O relatório anual de 2023/24 da NHS Resolution destaca avanços na resolução de disputas, com 81% das reivindicações resolvidas sem processos judiciais, beneficiando mais de 10.800 pacientes e famílias por meio de métodos alternativos; além disso, iniciativas como o esquema de Notificação Antecipada aceleraram o acesso à compensação para necessidades urgentes, alinhando-se à estratégia de evitar tribunais e melhorar a segurança.

Enquanto isso, no Brasil…

Um estudo da Universidade Federal de Minas Gerais (UFMG) revelou que os danos decorrentes da prestação de serviços de saúde são a principal causa de morte no Brasil, seguido de problemas cardiovasculares e câncer. Segundo o relatório, a cada três minutos, cerca de dois brasileiros morrem em hospitais devido a erros que poderiam ter sido evitados. Dados de 2020 publicados na revista The Lancet apontam cerca de 302 mil mortes anuais relacionadas a falhas médicas evitáveis no país.

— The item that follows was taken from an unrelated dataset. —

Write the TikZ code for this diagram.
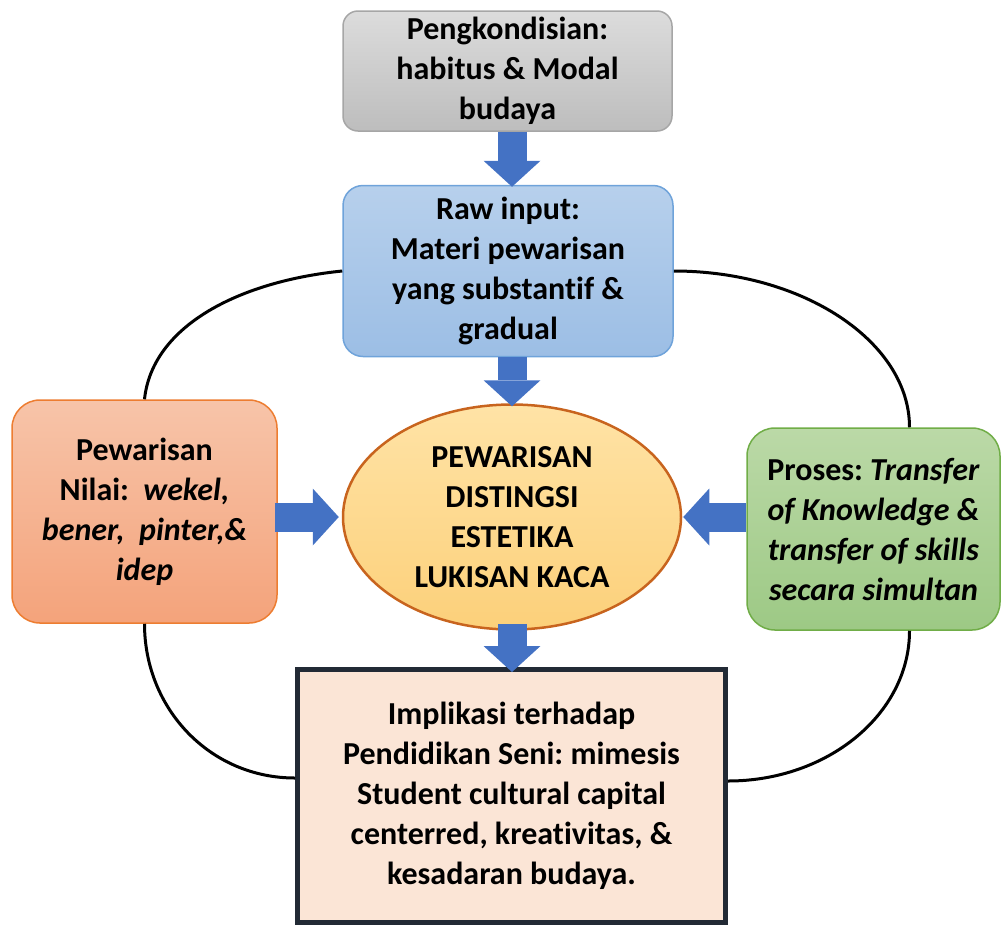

Ao contrário do Reino Unido, judicialização da saúde no Brasil é um tema complexo e multifacetado, que desafia o sistema de saúde e as relações entre pacientes, médicos e o Poder Judiciário. Os dados do Conselho Nacional de Justiça (CNJ) mostram que, somente em 2023, foram ajuizadas 565 mil ações sob o direito à saúde no Brasil – um aumento de 20% em relação ao ano de 2022.

De acordo com o professor de Direito Médico e da Saúde, Tertius Rebelo, os principais danos decorrentes da prestação de serviços de saúde no Brasil incluem falhas de diagnóstico e erros relacionados a medicamentos, tanto na prescrição quanto na administração, especialmente em aplicações endovenosas, em que a troca de medicamentos pode ser fatal. “Erros cirúrgicos também são comuns, ocorrendo quando há desvios ou falhas na técnica utilizada, fora do padrão esperado”, acrescenta Rebelo, que é também diretor do Instituto Miguel Kfouri Neto (IMKN).